Emergency Response Expense (ERE) coverage reimburses the insured for the costs incurred to mitigate or address pollution conditions that would jeopardize property or people if left unaddressed. ERE is unique among the coverages because the insured does not need to obtain approval from the insurance company prior to incurring costs. 

Things to consider:

  • Does the policy reference the date that the pollution condition was discovered or the date it commenced?
  • Costs must be incurred within a specified time period, with most policies being between three and 14 days.
  • Costs must be reported to the carrier within a specified time period, typically between three and 14 days.
Rectification or Mitigation Expense

Rectification or Mitigation expense coverage is a first party coverage which reimburses the insured for expenses they incur to mitigate or rectify a professional error that would otherwise result in liability against the insured if left unaddressed. 

Things to consider:

  • Generally speaking, the insured must submit their assessment of the professional error, a proposed course of action and the cost to implement such plans prior to incurring any mitigation or rectification costs.
  • The carrier must approve of the proposed plan and expenses.
Protective Indemnity Coverage

Protective Indemnity is a first party coverage which reimburses the insured for losses they are legally entitled to recover from a negligent design professional they have hired. The insured must first file a protective claim against the design professional seeking to recover such losses. 

Things to consider:

  • Once the insured submits their protective claim against the design professional, they must notify the carrier as soon as practicable.
  • After filing their claim or demand against the design professional, the insured must pursue the protective claim, taking all steps necessary to obtain recovery of their loss.

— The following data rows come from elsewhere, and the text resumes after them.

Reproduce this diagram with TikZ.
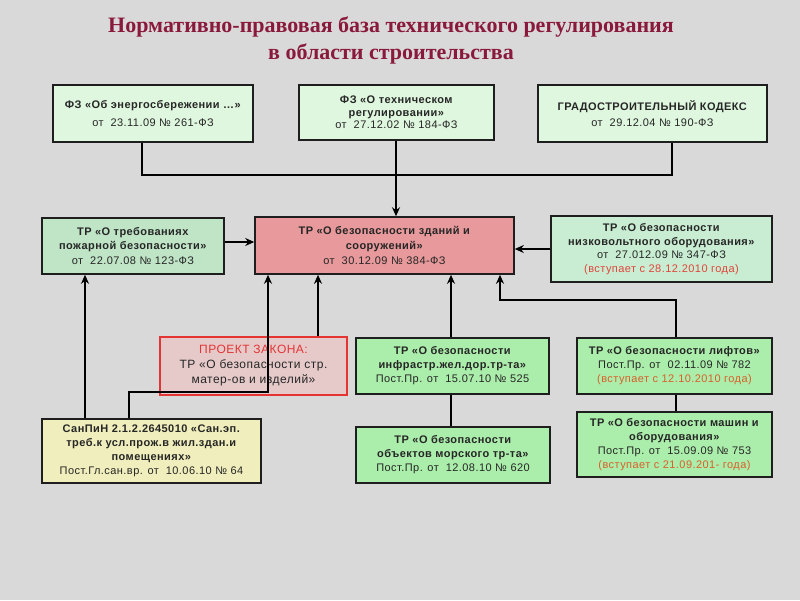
\documentclass[tikz,border=0pt]{standalone}
\usepackage{fontspec}
\setmainfont{Liberation Sans}
\newfontfamily\boxfont[LetterSpace=4]{Liberation Sans}
\newfontfamily\titlefont{Liberation Serif}
\usetikzlibrary{arrows.meta,calc}
\definecolor{bgc}{HTML}{D9D9D9}
\definecolor{titlec}{HTML}{8A1A3C}
\definecolor{topg}{HTML}{DFF7DF}
\definecolor{fireg}{HTML}{BFE4C6}
\definecolor{lowg}{HTML}{C9EDD2}
\definecolor{brg}{HTML}{ABEDAB}
\definecolor{mainr}{HTML}{E8999B}
\definecolor{projf}{HTML}{E6CACA}
\definecolor{projr}{HTML}{E43434}
\definecolor{sanp}{HTML}{EFEEBC}
\definecolor{redt}{HTML}{E0443A}
\definecolor{orat}{HTML}{D9602A}
\definecolor{edge}{HTML}{1E1E1E}
\begin{document}
\begin{tikzpicture}[x=1pt,y=-1pt,
  box/.style={draw=edge, line width=1.6pt, align=center, inner sep=0pt,
    font=\boxfont\fontsize{11}{14.5}\selectfont, text=black!85},
  arr/.style={draw=black, line width=1.6pt, -{Stealth[length=9pt,width=8pt]}},
  ln/.style={draw=black, line width=1.6pt}]
\fill[bgc] (0,0) rectangle (800,600);
\useasboundingbox (0,0) rectangle (800,600);
% title
\node[font=\titlefont\bfseries\fontsize{22}{26}\selectfont, text=titlec] (T1) at (391,27) {Нормативно-правовая база технического регулирования};
\node[font=\titlefont\bfseries\fontsize{22}{26}\selectfont, text=titlec] (T2) at (391,54) {в области строительства};
% top row
\node[box, fill=topg, minimum width=200, minimum height=57] (A) at (153,113.5)
  {\textbf{ФЗ «Об энергосбережении …»}\\[4pt] от~ 23.11.09 № 261-ФЗ};
\node[box, fill=topg, minimum width=195, minimum height=55, font=\boxfont\fontsize{11}{12.5}\selectfont] (B) at (396.5,112.5)
  {\textbf{ФЗ «О техническом}\\ \textbf{регулировании»}\\ от~ 27.12.02 № 184-ФЗ};
\node[box, fill=topg, minimum width=229, minimum height=57] (C) at (652.5,113.5)
  {\textbf{ГРАДОСТРОИТЕЛЬНЫЙ КОДЕКС}\\[2pt] от~ 29.12.04 № 190-ФЗ};
% middle row
\node[box, fill=fireg, minimum width=182, minimum height=56, font=\boxfont\fontsize{11}{14.8}\selectfont] (F) at (133,246)
  {\textbf{ТР «О требованиях}\\ \textbf{пожарной безопасности»}\\ от~ 22.07.08 № 123-ФЗ};
\node[box, fill=mainr, minimum width=259, minimum height=57, font=\boxfont\fontsize{11}{14.8}\selectfont] (M) at (384.5,245.5)
  {\textbf{ТР «О безопасности зданий и}\\ \textbf{сооружений»}\\ от~ 30.12.09 № 384-ФЗ};
\node[box, fill=lowg, minimum width=221, minimum height=66, font=\boxfont\fontsize{11}{13.6}\selectfont] (L) at (661.5,249)
  {\textbf{ТР «О безопасности}\\ \textbf{низковольтного оборудования»}\\ от~ 27.012.09 № 347-ФЗ\\ \textcolor{redt}{(вступает с 28.12.2010 года)}};
% lower rows
\node[box, draw=projr, fill=projf, minimum width=187, minimum height=58, font=\boxfont\fontsize{12}{15}\selectfont] (P) at (253.5,366)
  {\textcolor{projr}{ПРОЕКТ ЗАКОНА:}\\ ТР «О безопасности стр.\\ матер-ов и изделий»};
\node[box, fill=brg, minimum width=193, minimum height=56, font=\boxfont\fontsize{11}{14}\selectfont] (I) at (452.5,366)
  {\textbf{ТР «О безопасности}\\ \textbf{инфрастр.жел.дор.тр-та»}\\ Пост.Пр. от~ 15.07.10 № 525};
\node[box, fill=brg, minimum width=195, minimum height=56, font=\boxfont\fontsize{11}{14}\selectfont] (Lf) at (674.5,366)
  {\textbf{ТР «О безопасности лифтов»}\\ Пост.Пр. от~ 02.11.09 № 782\\ \textcolor{orat}{(вступает с 12.10.2010 года)}};
\node[box, fill=sanp, minimum width=219, minimum height=64, font=\boxfont\fontsize{11}{14}\selectfont] (S) at (151.5,451)
  {\textbf{СанПиН 2.1.2.2645010 «Сан.эп.}\\ \textbf{треб.к усл.прож.в жил.здан.и}\\ \textbf{помещениях»}\\ Пост.Гл.сан.вр. от~ 10.06.10 № 64};
\node[box, fill=brg, minimum width=194, minimum height=56, font=\boxfont\fontsize{11}{14}\selectfont] (Mo) at (453,455)
  {\textbf{ТР «О безопасности}\\ \textbf{объектов морского тр-та»}\\ Пост.Пр. от~ 12.08.10 № 620};
\node[box, fill=brg, minimum width=195, minimum height=65, font=\boxfont\fontsize{11}{14}\selectfont] (Mc) at (674.5,444.5)
  {\textbf{ТР «О безопасности машин и}\\ \textbf{оборудования»}\\ Пост.Пр. от~ 15.09.09 № 753\\ \textcolor{orat}{(вступает с 21.09.201- года)}};
% helper coordinates
\coordinate (busL) at (142,175);
\coordinate (busR) at (672,175);
\coordinate (c0) at (396,0);
\coordinate (yf) at (0,242);
\coordinate (c1) at (85,0);
\coordinate (c2) at (129,0);
\coordinate (c3) at (268,392);
\coordinate (c4) at (318,0);
\coordinate (c5) at (451,0);
\coordinate (c6) at (500,300);
\coordinate (c7) at (676,0);
% connectors
\draw[ln] (A.south -| busL) -- (busL) -- (busR) -- (C.south -| busR);
\draw[arr] (B.south -| c0) -- (M.north -| c0);
\draw[arr] (F.east |- yf) -- (M.west |- yf);
\draw[arr] (L.west) -- (M.east |- L.west);
\draw[arr] (S.north -| c1) -- (F.south -| c1);
\draw[arr] (S.north -| c2) -- (c2 |- c3) -- (c3) -- (M.south -| c3);
\draw[arr] (P.north -| c4) -- (M.south -| c4);
\draw[arr] (I.north -| c5) -- (M.south -| c5);
\draw[ln] (I.south -| c5) -- (Mo.north -| c5);
\draw[arr] (Lf.north -| c7) -- (c7 |- c6) -- (c6) -- (M.south -| c6);
\draw[ln] (Lf.south -| c7) -- (Mc.north -| c7);
\end{tikzpicture}
\end{document}
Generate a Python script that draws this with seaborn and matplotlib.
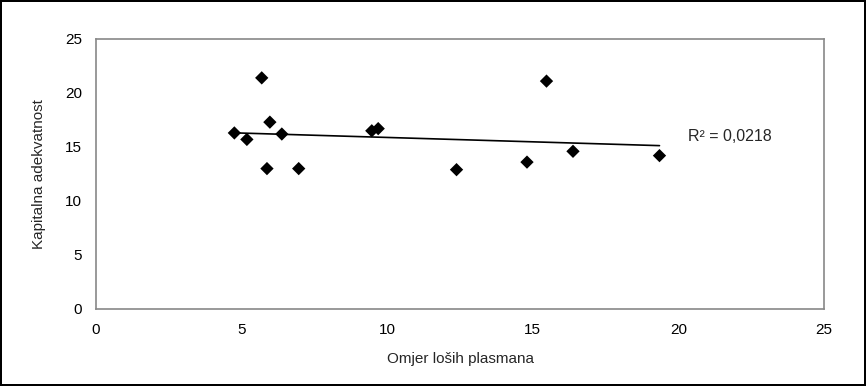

While broader in terms, CPrL and CPL policies have never been more complex. In an effort to control losses, claims reporting practices have become increasingly stringent. Failure to comply with any of these requirements can result in the denial of coverage. Therefore, it is critical for construction executives to thoroughly understand CPrL/CPL policy requirements if they are to recognize its full value. Unfortunately, timely and costly project delays are not acceptable under any circumstance. As a result, there is no need to further exacerbate trying situations with unforced claims reporting errors.